A field sobriety test allows an officer in Edwardsville, Illinois to check suspected drunk drivers for intoxication. The NHTSA makes three tests standard, but officers may use nonstandard sobriety tests.
Standard field sobriety tests
Sometimes, the condition of the eyes is a strong indicator of drunk driving, so an officer will check them. They test the eyes with the horizontal nystagmus gaze test, which requires the driver to follow an object such as a pen. The officer watches for the smooth pursuit of the object, following directions, and involuntary blinking at 45 degrees.
The walk-and-turn test asks the driver to take nine steps, heel-to-toe, in a straight line in both directions and to turn on one leg. The officer checks for cues, such as the driver using arms to balance, listening ability, or getting off center.
The one-leg stand test requires the driver to hold one foot six inches off the ground and balance for 30 seconds. The officer watches them for swaying, hopping, balancing with their arms and putting their foot down before being told to do so.

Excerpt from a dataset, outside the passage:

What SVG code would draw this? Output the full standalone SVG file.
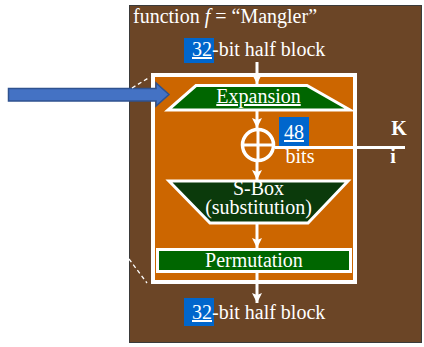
<svg xmlns="http://www.w3.org/2000/svg" width="424" height="347" viewBox="0 0 424 347">
<defs>
<style>
.t{font-family:"Liberation Serif","Times New Roman",serif;fill:#ffffff;font-size:20px}
.w{stroke:#ffffff;fill:none}
.blue{fill:#0066CC}
</style>
<marker id="ah" markerUnits="userSpaceOnUse" markerWidth="12" markerHeight="10" refX="10" refY="5" orient="auto">
<path d="M0,0 L10,5 L0,10 L2,5 Z" fill="#ffffff"/>
</marker>
</defs>
<rect x="0" y="0" width="424" height="347" fill="#ffffff"/>
<g id="mangler">
<rect x="129.5" y="5.5" width="292" height="337" fill="#6B4526" stroke="#3A3A3A" stroke-width="1"/>
<text class="t" x="133" y="23">function <tspan font-style="italic">f</tspan> = “Mangler”</text>
</g>
<g id="frame">
<rect x="153" y="75" width="202" height="207" fill="#CC6600" stroke="#ffffff" stroke-width="4"/>
</g>
<g id="input">
<rect class="blue" x="184" y="38" width="30" height="25"/>
<text class="t" x="192" y="56"><tspan text-decoration="underline">32</tspan>-bit half block</text>
</g>
<g id="expansion">
<polygon points="196,85.5 307,85.5 350,110 168,110" fill="#006600" stroke="#ffffff" stroke-width="3"/>
<text class="t" x="258.5" y="103" text-anchor="middle" text-decoration="underline">Expansion</text>
</g>
<g id="xor">
<circle cx="258" cy="145" r="15.5" fill="none" stroke="#ffffff" stroke-width="3.5"/>
<line x1="242.5" y1="145" x2="273.5" y2="145" stroke="#ffffff" stroke-width="3"/>
<line x1="258" y1="129.5" x2="258" y2="160.5" stroke="#ffffff" stroke-width="3"/>
</g>
<g id="key">
<rect class="blue" x="279" y="117" width="30" height="29"/>
<text class="t" x="294" y="139" text-anchor="middle" text-decoration="underline">48</text>
<text class="t" x="300" y="163" text-anchor="middle" font-size="19">bits</text>
<text class="t" x="399" y="135" text-anchor="middle" font-weight="bold">K</text>
<text class="t" x="393" y="163" text-anchor="middle" font-weight="bold" font-size="13">i</text>
</g>
<g id="sbox">
<polygon points="169,181 348,181 308,223 210,223" fill="#0B3A0B" stroke="#ffffff" stroke-width="3"/>
<text class="t" x="258.5" y="194.5" text-anchor="middle" font-size="17">S-Box</text>
<text class="t" x="258.5" y="214" text-anchor="middle" font-size="18">(substitution)</text>
</g>
<g id="permutation">
<rect x="157.5" y="249.5" width="193" height="22" fill="#006600" stroke="#ffffff" stroke-width="3"/>
<text class="t" x="254" y="267" text-anchor="middle">Permutation</text>
</g>
<g id="output">
<rect class="blue" x="184" y="298" width="30" height="28"/>
<text class="t" x="192" y="319"><tspan text-decoration="underline">32</tspan>-bit half block</text>
</g>
<g id="arrow-in">
<polygon points="8.5,88.5 156,88.5 156,83 169,94.5 156,106 156,101 8.5,101" fill="#4472C4" stroke="#2F528F" stroke-width="1.5"/>
</g>
<g id="connectors">
<line x1="257" y1="62" x2="257" y2="84" stroke="#ffffff" stroke-width="3" marker-end="url(#ah)"/>
<line x1="257" y1="111" x2="257" y2="128" stroke="#ffffff" stroke-width="3" marker-end="url(#ah)"/>
<line x1="257" y1="161" x2="257" y2="180" stroke="#ffffff" stroke-width="3" marker-end="url(#ah)"/>
<line x1="257" y1="224" x2="257" y2="248" stroke="#ffffff" stroke-width="3" marker-end="url(#ah)"/>
<line x1="257" y1="273" x2="257" y2="303" stroke="#ffffff" stroke-width="3" marker-end="url(#ah)"/>
<line x1="275" y1="147.5" x2="405" y2="147.5" stroke="#ffffff" stroke-width="3"/>
<line x1="132" y1="88" x2="150" y2="77" stroke="#ffffff" stroke-width="1.3" stroke-dasharray="4 3"/>
<line x1="129" y1="259" x2="147" y2="283" stroke="#ffffff" stroke-width="1.3" stroke-dasharray="4 3"/>
</g>
</svg>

Non-standard field sobriety tests
The Romberg balance test requires the driver to stand with both feet together, tilt the head back, and wait 30 seconds. When they think 30 seconds have passed, they raise their head, open their eyes, and say “stop”. Some cues include the accuracy of timer passage, swaying, body and eyelid tremors, and sounds made during the test.
A common nonstandard test is the finger-to-nose, which has the driver tilt their head back and touch the nose with fingers. The officer watches for balance, depth perception, if they are able to hold the finger in place, and how well they listen. Some other non-standard tests include counting backward from ten, reciting the alphabet, and guessing how many fingers the officer holds up.
Drivers are seldom penalized for refusing to take field sobriety tests in Indiana. However, since sober drivers may fail them, the driver can challenge them with some valid defenses.